Danny says, “So I guess the way things are today is kill or be killed.”
His tone like someone saying, “And yes, I’ll have coffee with that.”
He’s not throwing a rock on a Libyan street, planting a mine in the Afghan dust, starving slowly on a grey Chicago Boulevard, or even being told to sit down and shut up in Madison Wisconsin. He sells cars. There are two dealers in town. And the only way he can get customers is to take them from the other guy. What he really needs to do is close the other guy down. He needs to do this to survive.
He’s not complaining. Asking no one for pity. A funny, good guy in his fifties. Long solid marriage. Health. Blessed to have kids. He’s worked for every dollar. If you asked him about his politics, which I never have, he’d probably tell you he was conservative, but the question wouldn’t really interest him. Because so many larger questions loom like a cloud of orange acidic dust raining down upon a wasteland of broken American dreams.
Why are all but such a thin sliver of a few, struggling to survive?
It just wasn’t supposed to be this way.
Lori writes back, “I’m O.K. But I’m like most of us, living on fumes.” Lori is a published author. One who has walked alongside more than one giant of our times. But these days Lori is living on fumes.
It just wasn’t supposed to be this way.
In a billion tiny moments, the struggle now not to thrive but to survive plays out. Chicago is hit by a massive blizzard. My three neighbors start shoveling out the alley that runs behind our houses. I’m not there. But when I get there I see that they have shoveled all the snow into my yard. Blocking my, access to the alley. Confronting them all with “Why would you do that?” The first answer I get back is; “Well, we had to have somewhere to put the snow. Shoveling out the alley was really hard!”
So I ratchet up the discussion. One guy gets it. He says, “I wasn’t thinking, I’m sorry.” Which gives me hope cause now the issue with him is closed. Sometimes I don’t think either.
The second neighbor says, “I was thinking about my kids. And was mad at my husband because he wasn’t helping.”
And the third neighbor doesn’t even see the problem.
Livin on fumes.
Tim writes and says, “There are certain words I’m just going to have to take out of my vocabulary.’ Words like ‘retirement.’ As if the need to even use the word is gone.

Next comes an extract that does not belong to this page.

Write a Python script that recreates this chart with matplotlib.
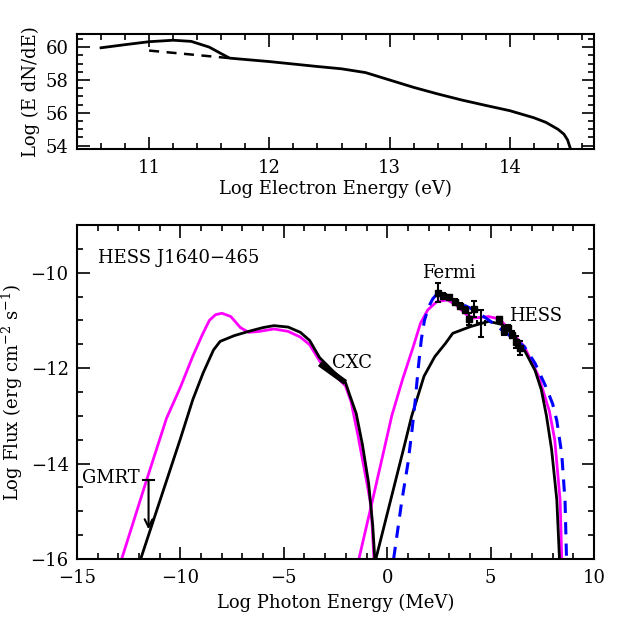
import numpy as np
import matplotlib
matplotlib.use("Agg")
import matplotlib.pyplot as plt
from matplotlib.ticker import MultipleLocator

plt.rcParams['font.family'] = ['DejaVu Serif']
plt.rcParams['mathtext.fontset'] = 'dejavuserif'
plt.rcParams['font.size'] = 13

# --- electron spectrum (top panel) ---
e_x = [10.6, 10.8, 11.0, 11.2, 11.35, 11.5, 11.6, 11.67, 12.0, 12.2, 12.4, 12.6, 12.8,
       13.0, 13.2, 13.4, 13.6, 13.8, 14.0, 14.2, 14.3, 14.4, 14.45, 14.48, 14.5]
e_y = [59.96, 60.15, 60.33, 60.42, 60.35, 60.0, 59.6, 59.33, 59.12, 58.97, 58.82, 58.68, 58.45,
       58.0, 57.55, 57.15, 56.78, 56.45, 56.13, 55.7, 55.42, 55.0, 54.7, 54.35, 53.9]
e_dash_x = [11.0, 11.67]
e_dash_y = [59.79, 59.33]

# --- photon SED (bottom panel) ---
sync_blk_x = [-11.92, -11.54, -10.8, -10.0, -9.4, -8.9, -8.4, -8.08, -7.4, -6.7, -6.0,
              -5.48, -4.79, -4.2, -3.75, -3.27, -2.6, -2.02, -1.8, -1.5, -1.2, -0.9, -0.7, -0.6]
sync_blk_y = [-16.0, -15.5, -14.53, -13.48, -12.66, -12.1, -11.62, -11.44, -11.32, -11.23, -11.15,
              -11.11, -11.14, -11.25, -11.42, -11.78, -12.07, -12.3, -12.58, -12.95, -13.6, -14.41, -15.3, -16.0]

sync_mag_x = [-12.84, -11.63, -10.67, -10.0, -9.4, -8.94, -8.6, -8.3, -7.99, -7.56, -7.1, -6.7, -6.18,
              -5.48, -4.79, -4.2, -3.75, -3.24, -2.6, -2.02, -1.75, -1.42, -0.98, -0.78, -0.64]
sync_mag_y = [-16.0, -14.34, -13.05, -12.4, -11.75, -11.3, -11.0, -10.88, -10.85, -10.92, -11.15, -11.25, -11.23,
              -11.18, -11.23, -11.35, -11.51, -11.87, -12.12, -12.37, -12.7, -13.4, -14.41, -14.9, -16.0]

ic_mag_x = [-1.37, -0.78, -0.2, 0.22, 0.74, 1.26, 1.61, 1.96, 2.39, 2.91, 3.34, 3.86, 4.2,
            4.9, 5.42, 5.93, 6.63, 7.32, 7.84, 8.1, 8.36, 8.44]
ic_mag_y = [-16.0, -14.9, -13.8, -13.0, -12.24, -11.55, -11.06, -10.78, -10.61, -10.57, -10.68, -10.89, -10.95,
            -10.92, -10.97, -11.2, -11.55, -12.17, -12.9, -13.5, -14.76, -16.0]

ic_blk_x = [-0.55, 0.74, 1.18, 1.78, 2.3, 2.82, 3.17, 4.03, 4.9, 5.59, 6.1, 6.63, 7.15,
            7.45, 7.7, 7.95, 8.2, 8.33]
ic_blk_y = [-16.0, -13.78, -13.01, -12.17, -11.76, -11.48, -11.27, -11.13, -11.02, -11.09, -11.3, -11.62, -12.05,
            -12.45, -13.0, -13.71, -14.76, -16.0]

ic_blue_x = [0.31, 0.7, 1.0, 1.2, 1.35, 1.5, 1.65, 1.8, 2.0, 2.2, 2.4, 2.8, 3.51, 4.2, 4.9,
             5.76, 6.63, 7.15, 7.66, 8.0, 8.2, 8.44, 8.6, 8.67]
ic_blue_y = [-16.0, -14.8, -14.0, -13.3, -12.7, -12.0, -11.4, -11.0, -10.72, -10.55, -10.45, -10.5, -10.64, -10.78, -10.99,
             -11.27, -11.55, -11.9, -12.38, -12.75, -13.1, -13.8, -14.8, -16.0]

fermi_x = [2.44, 2.71, 3.0, 3.28, 3.52, 3.76, 3.97, 4.22]
fermi_y = [-10.42, -10.48, -10.52, -10.62, -10.70, -10.78, -10.97, -10.76]
fermi_err = [0.2, 0.05, 0.05, 0.06, 0.07, 0.07, 0.13, 0.16]

cross_x, cross_y, cross_xerr, cross_yerr = 4.55, -11.06, 0.2, 0.28

hess_x = [5.42, 5.65, 5.86, 6.05, 6.25, 6.42]
hess_y = [-10.97, -11.22, -11.15, -11.3, -11.45, -11.58]
hess_err = [0.05, 0.08, 0.05, 0.07, 0.12, 0.15]

cxc_x = [-3.27, -2.02]
cxc_y = [-11.91, -12.3]

gmrt_x, gmrt_y, gmrt_to = -11.54, -14.34, -15.38


def style_axes(ax):
    ax.tick_params(which='both', direction='in', top=True, right=True, width=1.2)
    ax.tick_params(which='major', length=9)
    ax.tick_params(which='minor', length=4.5)
    ax.tick_params(axis='x', pad=7)
    ax.tick_params(axis='y', pad=6)
    for s in ax.spines.values():
        s.set_linewidth(1.5)


fig = plt.figure(figsize=(6.27, 6.27), dpi=100)

# top panel
ax1 = fig.add_axes([0.1228, 0.7624, 0.8246, 0.1834])
ax1.plot(e_x, e_y, color='black', lw=2)
ax1.plot(e_dash_x, e_dash_y, color='black', lw=1.8, ls=(0, (4, 3)))
ax1.set_xlim(10.4, 14.7)
ax1.set_ylim(53.8, 60.8)
ax1.xaxis.set_major_locator(MultipleLocator(1))
ax1.xaxis.set_minor_locator(MultipleLocator(0.2))
ax1.yaxis.set_major_locator(MultipleLocator(2))
ax1.yaxis.set_minor_locator(MultipleLocator(0.5))
ax1.set_xlabel('Log Electron Energy (eV)', labelpad=2)
ax1.set_ylabel('Log (E dN/dE)')
style_axes(ax1)

# bottom panel
ax2 = fig.add_axes([0.1228, 0.1085, 0.8246, 0.5327])
ax2.plot(sync_mag_x, sync_mag_y, color='#ff00ff', lw=2)
ax2.plot(ic_mag_x, ic_mag_y, color='#ff00ff', lw=2)
ax2.plot(sync_blk_x, sync_blk_y, color='black', lw=2)
ax2.plot(ic_blk_x, ic_blk_y, color='black', lw=2)
ax2.plot(ic_blue_x, ic_blue_y, color='#0000ff', lw=2.2, ls=(0, (4, 3)))

ax2.errorbar(fermi_x, fermi_y, yerr=fermi_err, fmt='s', color='black', ms=4,
             elinewidth=1.5, capsize=2.5, capthick=1.5)
ax2.errorbar(hess_x, hess_y, yerr=hess_err, fmt='s', color='black', ms=4,
             elinewidth=1.5, capsize=2.5, capthick=1.5)
ax2.errorbar([cross_x], [cross_y], xerr=[cross_xerr], yerr=[cross_yerr], fmt='none',
             color='black', elinewidth=1.5, capsize=2.5, capthick=1.5)

ax2.plot(cxc_x, cxc_y, color='black', lw=4, solid_capstyle='butt')

# GMRT upper limit
ax2.plot([gmrt_x - 0.25, gmrt_x + 0.25], [gmrt_y, gmrt_y], color='black', lw=1.5)
ax2.annotate('', xy=(gmrt_x, gmrt_to), xytext=(gmrt_x, gmrt_y),
             arrowprops=dict(arrowstyle='->', color='black', lw=1.5,
                             mutation_scale=14, shrinkA=0, shrinkB=0))

ax2.text(-14.0, -9.7, 'HESS J1640\u2212465', ha='left', va='center')
ax2.text(3.0, -10.0, 'Fermi', ha='center', va='center')
ax2.text(5.9, -10.9, 'HESS', ha='left', va='center')
ax2.text(-2.68, -11.9, 'CXC', ha='left', va='center')
ax2.text(-11.97, -14.3, 'GMRT', ha='right', va='center')

ax2.set_xlim(-15, 10)
ax2.set_ylim(-16, -9)
ax2.xaxis.set_major_locator(MultipleLocator(5))
ax2.xaxis.set_minor_locator(MultipleLocator(1))
ax2.yaxis.set_major_locator(MultipleLocator(2))
ax2.yaxis.set_minor_locator(MultipleLocator(0.5))
ax2.set_xlabel('Log Photon Energy (MeV)', labelpad=5)
ax2.set_ylabel(r'Log Flux (erg cm$^{-2}$ s$^{-1}$)')
style_axes(ax2)

fig.savefig('out.png', dpi=100)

Sarah stands up in church and asks for a prayer because she’s a teacher, under attack. In one of the richest school districts in the country. The district has no money problems. But their boss is up for a bigger job. So he has to show he’s raising high today’s most popular smokescreen, ‘the deficit.’ Got to make those budget cuts. Her boss has got to show that he can cut budgets with the best of them. Even if there’s no real need.
Sarah’s world gone sideways. Because the one thing Sarah really doesn’t know how to do is defend why she’s a teacher. “The thing I really can’t understand,” she says like she just lost something but she’s not sure what it is, “Is why they’re attacking our level of education? They’re telling us we’re not very smart. I’ve got a masters degree and I’m almost done with a second one.” And the real question, ‘Why she even needs to defend herself?’ goes missing.

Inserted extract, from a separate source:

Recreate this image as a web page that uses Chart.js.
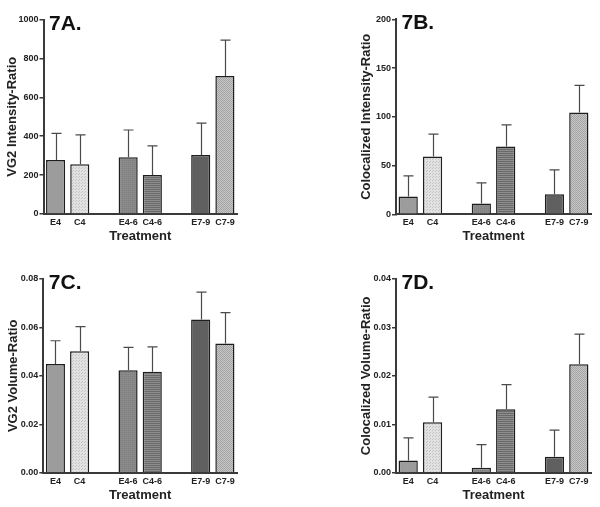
<!DOCTYPE html>
<html>
<head>
<meta charset="utf-8">
<script src="https://cdn.jsdelivr.net/npm/chart.js@4/dist/chart.umd.min.js"></script>
<style>
  html, body { margin: 0; padding: 0; background: #ffffff; }
  body { width: 600px; height: 507px; position: relative; overflow: hidden; }
  .panel { position: absolute; }
</style>
</head>
<body>
<div class="panel" style="left:0;top:0;width:300px;height:250px"><canvas id="cA" width="300" height="250"></canvas></div>
<div class="panel" style="left:300px;top:0;width:300px;height:250px"><canvas id="cB" width="300" height="250"></canvas></div>
<div class="panel" style="left:0;top:250px;width:300px;height:257px"><canvas id="cC" width="300" height="257"></canvas></div>
<div class="panel" style="left:300px;top:250px;width:300px;height:257px"><canvas id="cD" width="300" height="257"></canvas></div>
<script>
// ---- data ----
const categories = ['E4', 'C4', 'E4-6', 'C4-6', 'E7-9', 'C7-9'];
const xTitle = 'Treatment';

const panelLabels = ['7A.', '7B.', '7C.', '7D.'];
const yTitles = ['VG2 Intensity-Ratio', 'Colocalized Intensity-Ratio', 'VG2 Volume-Ratio', 'Colocalized Volume-Ratio'];

const meansA = [278, 256, 292, 200, 303, 709];
const errorsA = [137, 151, 140, 150, 164, 185];
const ticksA = [0, 200, 400, 600, 800, 1000];

const meansB = [18.2, 59.2, 11, 69.5, 20.5, 104.5];
const errorsB = [21.2, 23, 21.2, 22.3, 25, 27.7];
const ticksB = [0, 50, 100, 150, 200];

const meansC = [0.0449, 0.0502, 0.0423, 0.0417, 0.0633, 0.0534];
const errorsC = [0.0096, 0.0101, 0.0095, 0.0103, 0.0113, 0.0127];
const ticksC = [0.00, 0.02, 0.04, 0.06, 0.08];

const meansD = [0.0025, 0.0104, 0.0010, 0.0131, 0.0033, 0.0224];
const errorsD = [0.0047, 0.0052, 0.0048, 0.0051, 0.0055, 0.0062];
const ticksD = [0.00, 0.01, 0.02, 0.03, 0.04];

// ---- styling helpers ----
function makePattern(kind) {
  const c = document.createElement('canvas');
  const g = c.getContext('2d');
  if (kind === 'dots') {
    c.width = 3; c.height = 3;
    g.fillStyle = '#e2e2e2'; g.fillRect(0, 0, 3, 3);
    g.fillStyle = '#c2c2c2'; g.fillRect(0, 0, 1, 1); g.fillRect(1, 2, 1, 1);
  } else if (kind === 'hstripes') {
    c.width = 2; c.height = 2;
    g.fillStyle = '#8e8e8e'; g.fillRect(0, 0, 2, 1);
    g.fillStyle = '#6a6a6a'; g.fillRect(0, 1, 2, 1);
  } else if (kind === 'checker') {
    c.width = 2; c.height = 2;
    g.fillStyle = '#c6c6c6'; g.fillRect(0, 0, 2, 2);
    g.fillStyle = '#a4a4a4'; g.fillRect(0, 0, 1, 1); g.fillRect(1, 1, 1, 1);
  } else if (kind === 'fine') {
    c.width = 2; c.height = 2;
    g.fillStyle = '#8a8a8a'; g.fillRect(0, 0, 2, 2);
    g.fillStyle = '#7e7e7e'; g.fillRect(0, 0, 1, 1);
  }
  return g.createPattern(c, 'repeat');
}
const fills = [
  '#9c9c9c',
  makePattern('dots'),
  makePattern('fine'),
  makePattern('hstripes'),
  '#606060',
  makePattern('checker')
];

// slots: pair groups separated by a blank slot
function slotLabels() {
  const out = [];
  categories.forEach((c, i) => { out.push(c); if (i % 2 === 1 && i < categories.length - 1) out.push(''); });
  return out;
}
function slotValues(arr) {
  const out = [];
  arr.forEach((v, i) => { out.push(v); if (i % 2 === 1 && i < arr.length - 1) out.push(null); });
  return out;
}
function slotFills() {
  const out = [];
  fills.forEach((v, i) => { out.push(v); if (i % 2 === 1 && i < fills.length - 1) out.push('#ffffff'); });
  return out;
}

const errorBarPlugin = {
  id: 'errorBars',
  afterDatasetsDraw(chart, args, opts) {
    const meta = chart.getDatasetMeta(0);
    const ys = chart.scales.y;
    const errs = slotValues(opts.errors);
    const vals = chart.data.datasets[0].data;
    const ctx = chart.ctx;
    ctx.save();
    ctx.strokeStyle = '#4a4a4a';
    ctx.lineWidth = 1.2;
    meta.data.forEach((bar, i) => {
      if (vals[i] == null) return;
      const x = Math.round(bar.x) + 0.5;
      const y0 = bar.y;
      const y1 = ys.getPixelForValue(vals[i] + errs[i]);
      ctx.beginPath();
      ctx.moveTo(x, y0);
      ctx.lineTo(x, y1);
      ctx.moveTo(x - 5, y1);
      ctx.lineTo(x + 5, y1);
      ctx.stroke();
    });
    ctx.restore();
  }
};

const panelLabelPlugin = {
  id: 'panelLabel',
  afterDraw(chart, args, opts) {
    const ctx = chart.ctx;
    ctx.save();
    ctx.font = 'bold 21px "Liberation Sans", Arial, sans-serif';
    ctx.fillStyle = '#111';
    ctx.textAlign = 'left';
    ctx.textBaseline = 'alphabetic';
    ctx.fillText(opts.text, chart.chartArea.left + 5.5, chart.chartArea.top + 10);
    ctx.restore();
  }
};

function makeChart(id, idx, means, errors, ticks, area, canvasH, decimals) {
  const yMax = ticks[ticks.length - 1];
  const step = ticks[1] - ticks[0];
  return new Chart(document.getElementById(id), {
    type: 'bar',
    data: {
      labels: slotLabels(),
      datasets: [{
        data: slotValues(means),
        backgroundColor: slotFills(),
        borderColor: '#1e1e1e',
        borderWidth: 1.5,
        barPercentage: 0.79,
        categoryPercentage: 1.0
      }]
    },
    options: {
      responsive: false,
      animation: false,
      events: [],
      layout: { padding: { left: area.padLeft, right: 300 - area.right, top: area.top, bottom: 0 } },
      plugins: {
        legend: { display: false },
        tooltip: { enabled: false },
        errorBars: { errors: errors },
        panelLabel: { text: panelLabels[idx] }
      },
      scales: {
        x: {
          afterFit(s) { s.height = canvasH - area.bottom; },
          grid: { display: false, drawTicks: false },
          border: { display: true, color: '#3a3a3a', width: 2 },
          ticks: {
            padding: 3,
            autoSkip: false,
            maxRotation: 0,
            color: '#222',
            font: { family: '"Liberation Sans", Arial, sans-serif', size: 9, weight: 'bold' }
          },
          title: {
            display: true,
            text: xTitle,
            color: '#222',
            padding: { top: 0, bottom: area.titleBottom },
            font: { family: '"Liberation Sans", Arial, sans-serif', size: 13, weight: 'bold' }
          }
        },
        y: {
          min: 0,
          max: yMax,
          afterFit(s) { s.width = area.left - area.padLeft; },
          afterBuildTicks(s) { s.ticks = ticks.map(v => ({ value: v })); },
          grid: { display: true, drawOnChartArea: false, drawTicks: true, tickLength: 4, color: '#3a3a3a', lineWidth: 1.5 },
          border: { display: true, color: '#3a3a3a', width: 2 },
          ticks: {
            stepSize: step,
            padding: 1,
            color: '#222',
            font: { family: '"Liberation Sans", Arial, sans-serif', size: 9, weight: 'bold' },
            callback(v) { return decimals ? Number(v).toFixed(decimals) : String(v); }
          },
          title: {
            display: true,
            text: yTitles[idx],
            color: '#222',
            padding: { top: 5, bottom: 0 },
            font: { family: '"Liberation Sans", Arial, sans-serif', size: 13, weight: 'bold' }
          }
        }
      }
    },
    plugins: [errorBarPlugin, panelLabelPlugin]
  });
}

makeChart('cA', 0, meansA, errorsA, ticksA, { padLeft: 0, left: 43.5, right: 237, top: 19.5, bottom: 214, titleBottom: 6 }, 250, 0);
makeChart('cB', 1, meansB, errorsB, ticksB, { padLeft: 53.5, left: 96, right: 291, top: 19.3, bottom: 214.3, titleBottom: 6 }, 250, 0);
makeChart('cC', 2, meansC, errorsC, ticksC, { padLeft: 1, left: 43.3, right: 237, top: 29, bottom: 222.7, titleBottom: 4 }, 257, 2);
makeChart('cD', 3, meansD, errorsD, ticksD, { padLeft: 53.5, left: 96, right: 291, top: 29, bottom: 222.7, titleBottom: 4 }, 257, 2);
</script>
</body>
</html>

A million tiny pinpricks of kill or be killed.
So you look for a road. Some way out of this descending cloud of just surviving.
Something that can take you to the lost substance of why you’re here. A way to leave this place better than you found it. Something to lift you above “kill or be kiiled.”
You look for a road. Maybe that road is a wild clear stream under an endless blue sky where the salmon run wild. Maybe it’s a room where something you did our said changed something. Helped someone. Maybe you made something. Cleaned something. Took care of something. Maybe your road is the freeing power that comes with the revelation that none of this is really yours, the relief of knowing that you’re really not the center of it all. Maybe your road comes with forgiveness.
As many different kinds of roads as there are people.
Your road more important now than ever. When it’s all about kill or be killed.
You find a road.
Maybe a road that goes right by your home.